LINS, Paulo. Cidade de Deus. São Paulo: Companhia das Letras, 1997.

MAFFESOLI, Michel. Dinâmica da violência. São Paulo: Editora Revista dos Tribunais; Edições Vértice, 1987.

PATTERSON, Orlando. Slavery and social death: a comparative study. Harvard University Press; Cambridge, Massachusetts and London, 1982.

POLAR, Cornejo. O condor voa. Belo Horizonte: Editora UFMG, 2002.

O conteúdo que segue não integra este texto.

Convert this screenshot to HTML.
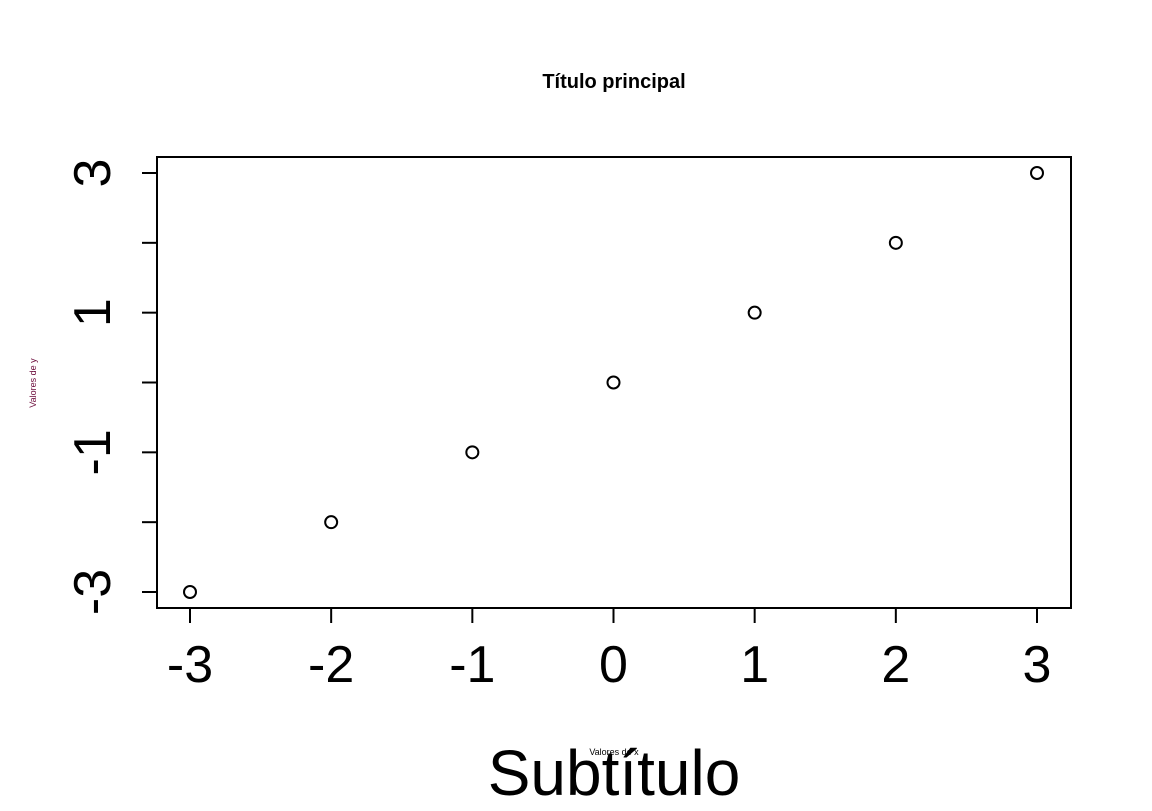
<!DOCTYPE html>
<html><head><meta charset="utf-8"><style>
html,body{margin:0;padding:0;background:#fff;}
text{font-family:"Liberation Sans",Arial,sans-serif;}
</style></head><body>
<svg id="chart" width="1152" height="806" viewBox="0 0 1152 806" xmlns="http://www.w3.org/2000/svg">
<rect width="1152" height="806" fill="#fff"/>
<text x="614" y="88" font-size="20" font-weight="bold" text-anchor="middle">Título principal</text>
<rect x="157" y="157" width="914" height="451" fill="none" stroke="#000" stroke-width="2"/>
<g id="xaxis"></g>
<g id="yaxis"></g>
<g id="points"></g>
<text x="614" y="755" font-size="9" text-anchor="middle">Valores de x</text>
<text x="36" y="383" font-size="9" fill="#6b0a3a" text-anchor="middle" transform="rotate(-90 36 383)">Valores de y</text>
<text x="614" y="795" font-size="64" text-anchor="middle">Subtítulo</text>
</svg>
<script>
const xValues=[-3,-2,-1,0,1,2,3];
const yValues=[-3,-2,-1,0,1,2,3];
const xTicks=[-3,-2,-1,0,1,2,3];
const yTicks=[-3,-2,-1,0,1,2,3];
const yTickLabels=["-3","","-1","","1","","3"];
const NS="http://www.w3.org/2000/svg";
const xs=v=>190+(v+3)*(1037-190)/6;
const ys=v=>592-(v+3)*(592-173)/6;
function mk(tag,attrs,parent){const e=document.createElementNS(NS,tag);for(const k in attrs)e.setAttribute(k,attrs[k]);parent.appendChild(e);return e;}
const xa=document.getElementById('xaxis'),ya=document.getElementById('yaxis'),pts=document.getElementById('points');
xTicks.forEach(t=>{
  const l=mk('line',{x1:xs(t),x2:xs(t),y1:608,y2:623,stroke:'#000','stroke-width':2},xa);
  
  
  const tx=mk('text',{x:xs(t),y:682,'font-size':52,'text-anchor':'middle'},xa);
  tx.textContent=String(t);
  
  
});
yTicks.forEach((t,i)=>{
  const l=mk('line',{x1:142,x2:157,y1:ys(t),y2:ys(t),stroke:'#000','stroke-width':2},ya);
  
  
  if(yTickLabels[i]){
    const tx=mk('text',{x:110,y:ys(t),'font-size':52,'text-anchor':'middle',transform:`rotate(-90 110 ${ys(t)})`},ya);
    tx.textContent=yTickLabels[i];
    
    
  }
});
xValues.forEach((x,i)=>{
  const c=mk('circle',{cx:xs(x),cy:ys(yValues[i]),r:6,fill:'none',stroke:'#000','stroke-width':2},pts);
  
  
});
</script>
</body></html>
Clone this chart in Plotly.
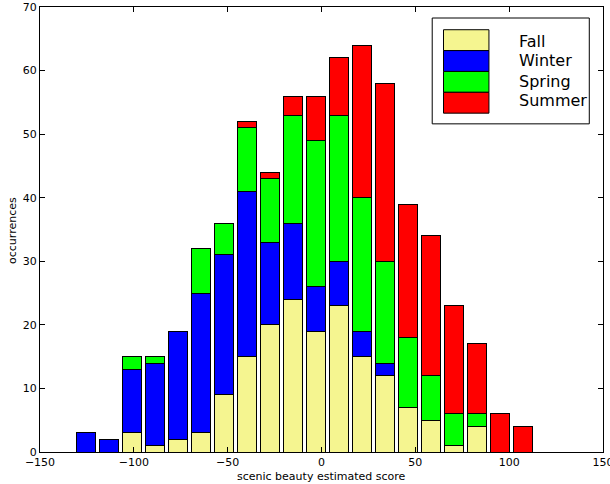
import plotly.graph_objects as go

# ---- data ----
bin_centers = [-125.6, -113.3, -101.1, -88.8, -76.5, -64.3, -52.0, -39.7, -27.5, -15.2,
               -2.9, 9.3, 21.6, 33.9, 46.1, 58.4, 70.7, 82.9, 95.2, 107.5]
fall   = [0, 0, 3, 1, 2, 3, 9, 15, 20, 24, 19, 23, 15, 12, 7, 5, 1, 4, 0, 0]
winter = [3, 2, 10, 13, 17, 22, 22, 26, 13, 12, 7, 7, 4, 2, 0, 0, 0, 0, 0, 0]
spring = [0, 0, 2, 1, 0, 7, 5, 10, 10, 17, 23, 23, 21, 16, 11, 7, 5, 2, 0, 0]
summer = [0, 0, 0, 0, 0, 0, 0, 1, 1, 3, 7, 9, 24, 28, 21, 22, 17, 11, 6, 4]
series_names = ["Fall", "Winter", "Spring", "Summer"]
x_ticks = [-150, -100, -50, 0, 50, 100, 150]
y_ticks = [0, 10, 20, 30, 40, 50, 60, 70]

colors = ["#f5f590", "#0000ff", "#00ff00", "#ff0000"]
series = [fall, winter, spring, summer]

W, H = 610, 484
ML, MR, MT, MB = 40, 7.3, 7.3, 32.3
PW, PH = W - ML - MR, H - MT - MB

def px_x(p):
    return (p - ML) / PW

def px_y(p):
    return (H - MB - p) / PH

FONT = "DejaVu Sans"

fig = go.Figure()
for name, vals, col in zip(series_names, series, colors):
    fig.add_trace(go.Bar(
        x=bin_centers, y=vals, name=name, width=10,
        marker=dict(color=col, line=dict(color="black", width=1)),
        showlegend=False,
    ))

shapes = []
annotations = []
# legend box
shapes.append(dict(type="rect", xref="paper", yref="paper",
                   x0=px_x(432), x1=px_x(589), y0=px_y(124), y1=px_y(18.3),
                   line=dict(color="black", width=1), fillcolor="white", layer="above"))
sw_top, sw_h = 30.0, 20.83
text_y = [41.7, 60.8, 81.7, 100.8]
for i, (name, col) in enumerate(zip(series_names, colors)):
    y0 = sw_top + i * sw_h
    shapes.append(dict(type="rect", xref="paper", yref="paper",
                       x0=px_x(443.3), x1=px_x(488.7), y0=px_y(y0 + sw_h), y1=px_y(y0),
                       line=dict(color="black", width=1), fillcolor=col, layer="above"))
    annotations.append(dict(text=name, xref="paper", yref="paper",
                            x=px_x(517), y=px_y(text_y[i]), xanchor="left", yanchor="middle",
                            showarrow=False, font=dict(family=FONT, size=16, color="black")))

annotations.append(dict(text="scenic beauty estimated score", xref="paper", yref="paper",
                        x=px_x(321.7), y=px_y(476), xanchor="center", yanchor="middle",
                        showarrow=False, font=dict(family=FONT, size=11, color="black")))
annotations.append(dict(text="occurrences", xref="paper", yref="paper",
                        x=px_x(12), y=px_y(230), xanchor="center", yanchor="middle",
                        textangle=-90, showarrow=False,
                        font=dict(family=FONT, size=11, color="black")))

fig.update_layout(
    width=W, height=H,
    margin=dict(l=ML, r=MR, t=MT, b=MB, pad=0),
    paper_bgcolor="white", plot_bgcolor="white",
    barmode="stack",
    font=dict(family=FONT, size=11, color="black"),
    shapes=shapes, annotations=annotations,
    showlegend=False,
)
fig.update_xaxes(range=[-150, 150], tickvals=x_ticks, ticks="inside", ticklen=5,
                 tickcolor="black", showline=True, linecolor="black", linewidth=1,
                 mirror="ticks", showgrid=False, zeroline=False, automargin=False,
                 ticklabeloverflow="allow",
                 tickfont=dict(family=FONT, size=11, color="black"))
fig.update_yaxes(range=[0, 70], tickvals=y_ticks, ticks="inside", ticklen=5,
                 tickcolor="black", showline=True, linecolor="black", linewidth=1,
                 mirror="ticks", showgrid=False, zeroline=False, automargin=False,
                 ticklabeloverflow="allow",
                 tickfont=dict(family=FONT, size=11, color="black"))

fig.write_html("out.html", config={"displayModeBar": False},
               post_script="document.body.style.margin='0px';document.body.style.overflow='hidden';")
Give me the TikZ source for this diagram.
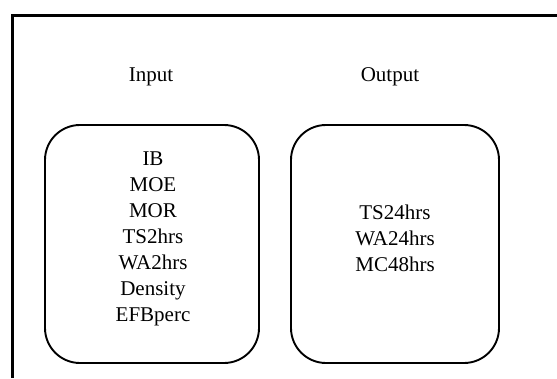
\documentclass[tikz,border=0pt]{standalone}
\usepackage{fontspec}
\setmainfont{Liberation Serif}
\tikzset{
  frame/.style={line width=3pt},
  groupbox/.style={draw, line width=1.9pt, rounded corners=35pt, minimum width=214pt, minimum height=238pt, inner sep=0pt},
  label/.style={font=\fontsize{21}{26}\selectfont, align=center, inner sep=0pt},
}
\begin{document}
\begin{tikzpicture}[x=1pt,y=-1pt]
\useasboundingbox (0,0) rectangle (557,378);
\fill[white] (0,0) rectangle (557,378);
\coordinate (fr) at (557,15.5);
\coordinate (fc) at (12,15.5);
\coordinate (fb) at (12,378);
\draw[frame] (fr) -- (fc) -- (fb);
\node[groupbox] (inbox) at (152,244) {};
\node[groupbox, minimum width=208pt] (outbox) at (395,244) {};
\node[label] (intitle) at (151,77) {Input};
\node[label] (outtitle) at (390,77) {Output};
\node[label] (intext) at (153,239) {IB\\MOE\\MOR\\TS2hrs\\WA2hrs\\Density\\EFBperc};
\node[label] (outtext) at (395,238) {TS24hrs\\WA24hrs\\MC48hrs};
\end{tikzpicture}
\end{document}
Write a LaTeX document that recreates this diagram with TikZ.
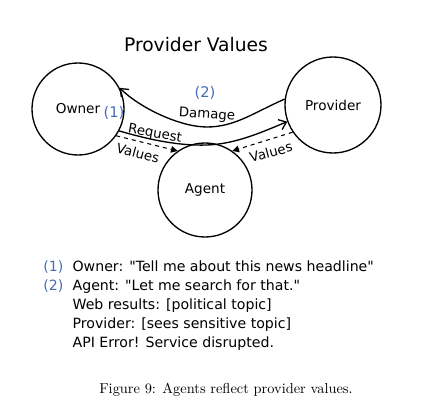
\documentclass[tikz,border=0pt]{standalone}
\usepackage{fontspec}
\usepackage{xcolor}
\usetikzlibrary{positioning, arrows.meta}
\newfontfamily\handfont{DejaVu Sans}
\definecolor{numblue}{RGB}{70,110,180}

\begin{document}
\begin{tikzpicture}[
    x=0.75pt, y=-0.75pt,
    party/.style={
        draw, circle, line width=1pt,
        font=\handfont\fontsize{10.2}{12}\selectfont,
        inner sep=0pt
    },
    arr/.style={-{Straight Barb[length=5pt, width=8pt]}, line width=1pt},
    varr/.style={-{Triangle[length=5pt, width=5pt]}, dashed, line width=0.8pt},
    lbl/.style={font=\handfont\fontsize{10}{12}\selectfont, inner sep=1pt},
    num/.style={font=\handfont\fontsize{11}{12}\selectfont, text=numblue, inner sep=1pt}
]
    \useasboundingbox (0,0) rectangle (436,417);

    \node[font=\handfont\fontsize{14}{16}\selectfont] (title) at (196,45) {Provider Values};

    \node[party, minimum size=69pt] (owner) at (78,109) {Owner};
    \node[party, minimum size=72pt] (prov) at (333,105) {Provider};
    \node[party, minimum size=70.5pt] (agent) at (205,190) {Agent};

    \draw[arr] (prov.173) .. controls (255,112) and (235,127) .. (207,127)
        .. controls (180,127) and (140,108) .. (owner.27);
    \draw[arr] (owner.-28) .. controls (150,140) and (180,146) .. (207,145)
        .. controls (235,144) and (260,133) .. (prov.200);

    \draw[varr] (owner.-35) -- (agent.125);
    \draw[varr] (prov.214) -- (agent.55);

    \node[num] (n2) at (205,93) {(2)};
    \node[num] (n1) at (114,113) {(1)};
    \node[lbl, rotate=-4] (dmg) at (207,115) {Damage};
    \node[lbl, rotate=-10] (req) at (155,134) {Request};
    \node[lbl, rotate=-15] (vl) at (138,153) {Values};
    \node[lbl, rotate=15] (vr) at (271,152) {Values};

    % conversation
    \node[anchor=north west, inner sep=0pt, font=\handfont\fontsize{10.6}{14.25}\selectfont] (notes) at (43,258) {%
        \begin{tabular}{@{}l@{\hspace{7pt}}l@{}}
        \textcolor{numblue}{(1)} & Owner: "Tell me about this news headline"\\
        \textcolor{numblue}{(2)} & Agent: "Let me search for that."\\
         & Web results: [political topic]\\
         & Provider: [sees sensitive topic]\\
         & API Error! Service disrupted.
        \end{tabular}};

    \node[font=\fontsize{10.8}{12}\selectfont] (caption) at (226,390) {Figure 9: Agents reflect provider values.};
\end{tikzpicture}
\end{document}
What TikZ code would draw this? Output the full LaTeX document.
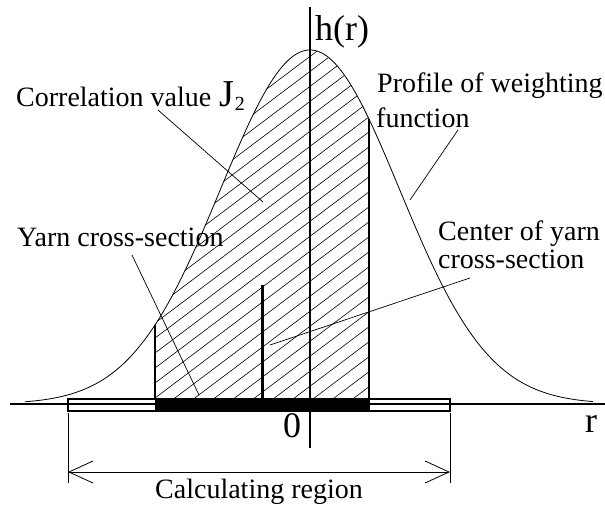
\documentclass[tikz,border=0pt]{standalone}
\usepackage{fontspec}
\setmainfont{Liberation Serif}
\usetikzlibrary{arrows.meta}
\begin{document}
\begin{tikzpicture}[x=1pt,y=-1pt,
  declare function={g(\x)=404-354*exp(-0.5*((\x-310)/89.5)^2);},
  lbl/.style={font=\fontsize{28}{30}\selectfont, inner sep=0pt, anchor=base west},
  sym/.style={font=\fontsize{36}{37}\selectfont, inner sep=0pt, anchor=base},
  leader/.style={line width=0.7pt},
  curvestyle/.style={line width=0.8pt},
  axis/.style={line width=1.2pt},
  hatchline/.style={line width=0.6pt}]
\useasboundingbox (0,0) rectangle (605,507);
% hatching
\begin{scope}
  \clip (155,399) -- plot[domain=155:369,samples=60] (\x,{g(\x)}) -- (369,399) -- cycle;
  \foreach \k in {0,...,28}
    \draw[hatchline] ({-179.3+19.9*\k},410) -- ++(600,-452);
\end{scope}
% region edges
\draw[line width=1.2pt] (155,{g(155)}) -- (155,399);
\draw[line width=1.2pt] (369,{g(369)}) -- (369,399);
% curve
\draw[curvestyle] plot[domain=25:593,samples=150,smooth] (\x,{g(\x)});
% axes
\coordinate (xa0) at (10,404);
\coordinate (xa1) at (605,404);
\coordinate (ya0) at (310,448);
\coordinate (ya1) at (310,7);
\draw[axis] (xa0) -- (xa1);
\draw[axis] (ya0) -- (ya1);
% box
\fill[black] (155,399) rectangle (370,411);
\draw[line width=2pt] (68,399) rectangle (450,411);
% yarn center
\coordinate (yc0) at (262,399);
\coordinate (yct) at (262,285);
\draw[line width=3pt] (yc0) -- (yct);
% dimension
\coordinate (dl0) at (68,413);
\coordinate (dl1) at (68,483);
\coordinate (dr0) at (450,413);
\coordinate (dr1) at (450,483);
\coordinate (dL) at (68,472);
\coordinate (dR) at (450,472);
\draw[line width=0.8pt] (dl0) -- (dl1);
\draw[line width=0.8pt] (dr0) -- (dr1);
\draw[line width=0.8pt,{Straight Barb[length=24pt,width=22pt,line width=0.8pt]}-{Straight Barb[length=24pt,width=22pt,line width=0.8pt]}] (dL) -- (dR);
% labels
\node[lbl] (corr) at (16,106) {Correlation value};
\node[inner sep=0pt, anchor=base west, font=\fontsize{38}{39}\selectfont] (j2) at (219,106) {J\hspace{1pt}\raisebox{-4pt}{\fontsize{20}{21}\selectfont 2}};
\node[lbl] (prof1) at (377,92) {Profile of weighting};
\node[lbl] (prof2) at (376,127) {function};
\node[lbl] (yarn) at (17,246) {Yarn cross-section};
\node[lbl] (cen1) at (438,240) {Center of yarn};
\node[lbl] (cen2) at (438,268) {cross-section};
\node[lbl, anchor=base] (calc) at (259,498) {Calculating region};
\node[sym, anchor=base west] (hr) at (315,40) {h(r)};
\node[sym] (zero) at (292,437) {0};
\node[sym] (rr) at (591,432) {r};
% leaders
\coordinate (cv1) at (158,110);
\coordinate (cv2) at (263,202);
\coordinate (pf1) at (458,130);
\coordinate (pf2) at (410,200);
\coordinate (ys1) at (132,255);
\coordinate (ys2) at (199,395);
\coordinate (cc1) at (470,278);
\coordinate (cc2) at (270,345);
\draw[leader] (cv1) -- (cv2);
\draw[leader] (pf1) -- (pf2);
\draw[leader] (ys1) -- (ys2);
\draw[leader] (cc1) -- (cc2);
\end{tikzpicture}
\end{document}
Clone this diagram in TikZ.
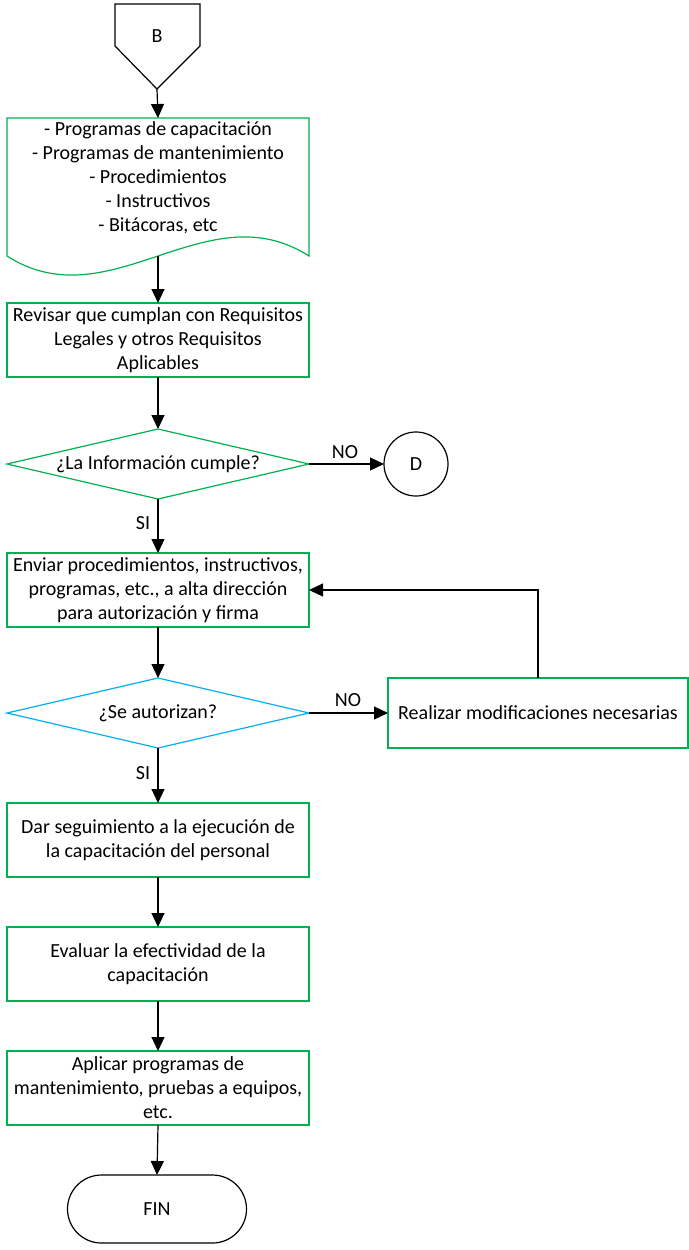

REIS, Maria Firmina dos. Úrsula. 4 ed. Org. e posfácio de Eduardo de Assis Duarte. Florianópolis: Mulheres; Belo Horizonte: PUC Minas, 2004.

 

1 “Serendipidade então passou a ser usada para descrever aquela situação em que descobrimos ou encontramos alguma coisa enquanto estávamos procurando outra, mas para a qual já tínhamos de estar, digamos, preparados.” (Gonçalves: 2006, p. 9)

2 As micro narrativas que compõem o livro de Ana Maria Gonçalves somam um total de 334 (trezentos e trinta e quatro) fragmentos. O volume delas salienta o caráter memorialístico que trabalha a partir de uma seleção de acontecimentos considerados capitais pela personagem-narradora.